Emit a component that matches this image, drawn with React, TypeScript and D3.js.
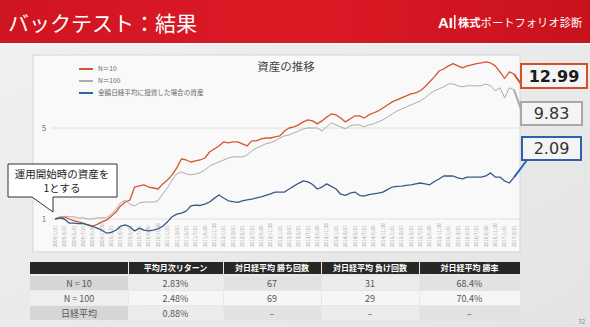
import * as d3 from "d3";

// 資産推移 (運用開始時 = 1), 月次
const n10 = [
  1.0, 1.02, 1.04, 1.0, 0.97, 0.95, 0.93, 0.9, 0.88, 0.91,
  0.95, 0.98, 1.05, 1.13, 1.26, 1.35, 1.4, 1.76, 1.8, 1.83,
  1.76, 1.73, 1.7, 1.86, 1.99, 2.18, 2.47, 2.89, 2.84, 2.74,
  2.79, 2.84, 2.94, 3.27, 3.45, 3.64, 3.91, 3.85, 3.91, 3.91,
  3.78, 3.64, 3.98, 3.98, 4.12, 4.19, 4.19, 4.27, 4.35, 4.74,
  5.0, 5.1, 5.28, 5.57, 5.77, 5.67, 5.38, 5.67, 6.08, 6.41,
  6.3, 5.97, 5.57, 5.87, 6.19, 6.19, 5.97, 6.3, 6.52, 6.76,
  7.13, 7.52, 7.93, 8.22, 8.52, 8.83, 9.15, 9.31, 9.66, 10.37,
  11.33, 12.35, 13.7, 14.2, 15.0, 15.6, 15.0, 14.5, 15.0, 15.3,
  15.6, 15.8, 16.1, 15.8, 15.0, 13.5, 12.0, 13.5, 12.99,
];
const n100 = [
  1.0, 1.04, 1.05, 1.04, 1.04, 1.02, 1.02, 1.0, 1.0, 1.02,
  1.02, 1.02, 1.09, 1.19, 1.33, 1.4, 1.3, 1.26, 1.33, 1.35,
  1.35, 1.35, 1.38, 1.56, 1.73, 1.99, 2.22, 2.3, 2.22, 2.18,
  2.22, 2.26, 2.38, 2.55, 2.65, 2.74, 2.84, 2.94, 3.0, 3.0,
  3.0, 3.1, 3.33, 3.51, 3.64, 3.78, 3.85, 3.98, 4.19, 4.35,
  4.42, 4.58, 4.74, 4.92, 5.0, 5.0, 5.0, 4.74, 5.1, 5.47,
  5.28, 5.1, 4.92, 5.19, 5.28, 5.28, 5.1, 5.28, 5.38, 5.57,
  5.77, 6.08, 6.41, 6.76, 7.0, 7.26, 7.52, 7.79, 8.07, 8.52,
  9.15, 9.66, 10.0, 10.37, 10.9, 10.9, 10.55, 10.37, 10.55, 10.55,
  10.55, 10.55, 10.9, 10.55, 9.66, 10.18, 8.52, 10.18, 9.83,
];
const nikkei = [
  1.0, 1.02, 1.0, 0.93, 0.93, 0.92, 0.92, 0.9, 0.88, 0.85,
  0.82, 0.78, 0.79, 0.82, 0.88, 0.9, 0.87, 0.81, 0.85, 0.82,
  0.81, 0.82, 0.84, 0.88, 0.95, 1.04, 1.09, 1.11, 1.15, 1.26,
  1.28, 1.27, 1.3, 1.35, 1.44, 1.53, 1.45, 1.38, 1.36, 1.34,
  1.38, 1.4, 1.42, 1.45, 1.48, 1.52, 1.56, 1.61, 1.61, 1.61,
  1.7, 1.79, 1.88, 1.96, 1.93, 1.84, 1.7, 1.76, 1.86, 1.78,
  1.7, 1.55, 1.52, 1.58, 1.61, 1.52, 1.5, 1.54, 1.56, 1.58,
  1.61, 1.68, 1.76, 1.78, 1.79, 1.81, 1.83, 1.86, 1.89, 1.86,
  1.83, 1.94, 2.03, 2.14, 2.14, 2.14, 2.07, 2.03, 2.1, 2.1,
  2.1, 2.1, 2.14, 2.26, 2.1, 2.1, 1.96, 1.89, 2.09,
];

// 2ヶ月おきの日付ラベル
const dateLabels = [
  "2009/1/31", "2009/3/31", "2009/5/31", "2009/7/31", "2009/9/30", "2009/11/30",
  "2010/1/31", "2010/3/31", "2010/5/31", "2010/7/31", "2010/9/30", "2010/11/30",
  "2011/1/31", "2011/3/31", "2011/5/31", "2011/7/31", "2011/9/30", "2011/11/30",
  "2012/1/31", "2012/3/31", "2012/5/31", "2012/7/31", "2012/9/30", "2012/11/30",
  "2013/1/31", "2013/3/31", "2013/5/31", "2013/7/31", "2013/9/30", "2013/11/30",
  "2014/1/31", "2014/3/31", "2014/5/31", "2014/7/31", "2014/9/30", "2014/11/30",
  "2015/1/31", "2015/3/31", "2015/5/31", "2015/7/31", "2015/9/30", "2015/11/30",
  "2016/1/31", "2016/3/31", "2016/5/31", "2016/7/31", "2016/9/30", "2016/11/30",
  "2017/1/31", "2017/3/31",
];
const yTicks = [1, 5];

const seriesNames = ["N＝10", "N＝100", "全額日経平均に投資した場合の資産"];
const seriesColors = ["#d4552e", "#ababab", "#3a5888"];
const boxColors = ["#d2502a", "#a8a8a8", "#2b62aa"];

// 成績表
const tableHeaders = ["", "平均月次リターン", "対日経平均 勝ち回数", "対日経平均 負け回数", "対日経平均 勝率"];
const rowNames = ["N = 10", "N = 100", "日経平均"];
const monthlyReturn = ["2.83%", "2.48%", "0.88%"];
const winCount = ["67", "69", "–"];
const loseCount = ["31", "29", "–"];
const winRate = ["68.4%", "70.4%", "–"];

const FONT = "'Noto Sans CJK JP', 'Noto Sans', sans-serif";

export default function App() {
  const W = 590;
  const H = 327;

  const x = d3.scaleLinear().domain([0, n10.length - 1]).range([55, 514]);
  const y = d3.scaleLog().domain([1, 5]).range([219, 128]);

  const line = d3
    .line<number>()
    .x((_, i) => x(i))
    .y((d) => y(d));

  const series = [n10, n100, nikkei];
  const last = n10.length - 1;

  // 最終値の吹き出し
  const callouts = [
    { v: n10[last], box: [521, 64, 66, 24], anchor: [521, 84], bold: true },
    { v: n100[last], box: [521, 102, 61, 23], anchor: [522, 112], bold: false },
    { v: nikkei[last], box: [522, 137, 59, 23], anchor: [527, 160], bold: false },
  ];

  const colEdges = [30, 128, 223, 321, 419, 520];
  const tableRows = rowNames.map((r, i) => [r, monthlyReturn[i], winCount[i], loseCount[i], winRate[i]]);
  const rowTop = [276, 291, 306];
  const rowH = 14;

  return (
    <svg
      width={W}
      height={H}
      style={{ position: "fixed", left: 0, top: 0, fontFamily: FONT }}
    >
      <defs>
        <linearGradient id="bg" x1="0" y1="0" x2="1" y2="1">
          <stop offset="0" stopColor="#f1f1f1" />
          <stop offset="1" stopColor="#e4e4e4" />
        </linearGradient>
        <linearGradient id="band" x1="0" y1="0" x2="1" y2="0">
          <stop offset="0" stopColor="#cf1520" />
          <stop offset="0.5" stopColor="#dc1a26" />
          <stop offset="1" stopColor="#c8121c" />
        </linearGradient>
      </defs>

      <rect width={W} height={H} fill="url(#bg)" />

      {/* header */}
      <rect width={W} height={43} fill="url(#band)" />
      <rect y={43} width={W} height={2} fill="#f7f7f7" />
      <text x={8} y={31} fontSize={21} fill="#fff">
        バックテスト：結果
      </text>
      <text x={438} y={28} fontSize={15} fontWeight={700} fill="#fff" fontFamily="Arial, sans-serif">
        AI
      </text>
      <rect x={454} y={15} width={1.5} height={14} fill="#fff" />
      <text x={458} y={27} fontSize={11.3} fill="#fff">
        <tspan fontWeight={700}>株式</tspan>ポートフォリオ診断
      </text>

      {/* chart frame */}
      <rect x={33} y={55} width={487} height={197} fill="#f9f9f9" stroke="#d3d3d3" />
      <text x={286} y={71} fontSize={11.5} fill="#444" textAnchor="middle">
        資産の推移
      </text>

      {yTicks.map((t) => (
        <g key={t}>
          <line x1={52} x2={520} y1={y(t)} y2={y(t)} stroke="#e0e0e0" />
          <text x={44} y={y(t) + 3} fontSize={8} fill="#777" textAnchor="middle">
            {t}
          </text>
        </g>
      ))}

      {dateLabels.map((d, i) => (
        <text
          key={d}
          transform={`translate(${x(i * 2) + 1.8},247) rotate(-90)`}
          fontSize={4.6}
          fill="#a2a2a2"
        >
          {d}
        </text>
      ))}

      {series.map((s, i) => (
        <path
          key={i}
          d={line(s) ?? ""}
          fill="none"
          stroke={seriesColors[i]}
          strokeWidth={i === 1 ? 1 : 1.3}
          strokeLinejoin="round"
        />
      ))}

      {/* legend */}
      {seriesNames.map((n, i) => (
        <g key={n} transform={`translate(79,${69 + i * 12})`}>
          <line x1={0} x2={14} stroke={i === 2 ? "#2d64ae" : seriesColors[i]} strokeWidth={2} />
          <text x={19} y={2.3} fontSize={6.6} fill="#666">
            {n}
          </text>
        </g>
      ))}

      {/* callout for the starting value */}
      <path d="M8,164 H117 V197 H53 V212 L32,197 H8 Z" fill="#fff" stroke="#333" strokeWidth={1} />
      <text x={62} y={178} fontSize={10.5} fill="#222" textAnchor="middle">
        運用開始時の資産を
      </text>
      <text x={62} y={192} fontSize={10.5} fill="#222" textAnchor="middle">
        1とする
      </text>

      {/* final values */}
      {callouts.map((c, i) => {
        const [bx, by, bw, bh] = c.box;
        return (
          <g key={i}>
            <line
              x1={x(last)}
              y1={y(c.v)}
              x2={c.anchor[0]}
              y2={c.anchor[1]}
              stroke={boxColors[i]}
              strokeWidth={2}
            />
            <rect x={bx} y={by} width={bw} height={bh} fill="#f4f4f4" stroke={boxColors[i]} strokeWidth={2} />
            <text
              x={bx + bw / 2}
              y={by + bh / 2 + 5.5}
              fontSize={16}
              fontWeight={c.bold ? 700 : 400}
              fill={c.bold ? "#1a1a1a" : "#333"}
              textAnchor="middle"
              fontFamily="'DejaVu Sans', sans-serif"
            >
              {c.v.toFixed(2)}
            </text>
          </g>
        );
      })}

      {/* table */}
      {tableHeaders.map((h, c) => (
        <g key={c}>
          <rect
            x={colEdges[c] + (c ? 1 : 0)}
            y={262}
            width={colEdges[c + 1] - colEdges[c] - (c ? 1 : 0)}
            height={12}
            fill="#272727"
          />
          <text
            x={(colEdges[c] + colEdges[c + 1]) / 2}
            y={271}
            fontSize={8}
            fontWeight={700}
            fill="#fff"
            textAnchor="middle"
          >
            {h}
          </text>
        </g>
      ))}
      {tableRows.map((row, r) =>
        row.map((cell, c) => (
          <g key={`${r}-${c}`}>
            <rect
              x={colEdges[c] + (c ? 1 : 0)}
              y={rowTop[r]}
              width={colEdges[c + 1] - colEdges[c] - (c ? 1 : 0)}
              height={rowH}
              fill={r === 1 ? (c === 0 ? "#efefef" : "#f6f6f6") : c === 0 ? "#d6d6d6" : c % 2 ? "#ececec" : "#e2e2e2"}
            />
            <text
              x={(colEdges[c] + colEdges[c + 1]) / 2}
              y={rowTop[r] + 10.5}
              fontSize={9}
              fill="#555"
              textAnchor="middle"
            >
              {cell}
            </text>
          </g>
        ))
      )}

      <text x={585} y={324} fontSize={6} fill="#888" textAnchor="end">
        32
      </text>
    </svg>
  );
}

| Requirements |
From the opening line of the listing above through the line bearing "import * as", repeat each line exactly. Drop every picture.

| Full response |
Emit a component that matches this image, drawn with React, TypeScript and D3.js.
import * as d3 from "d3";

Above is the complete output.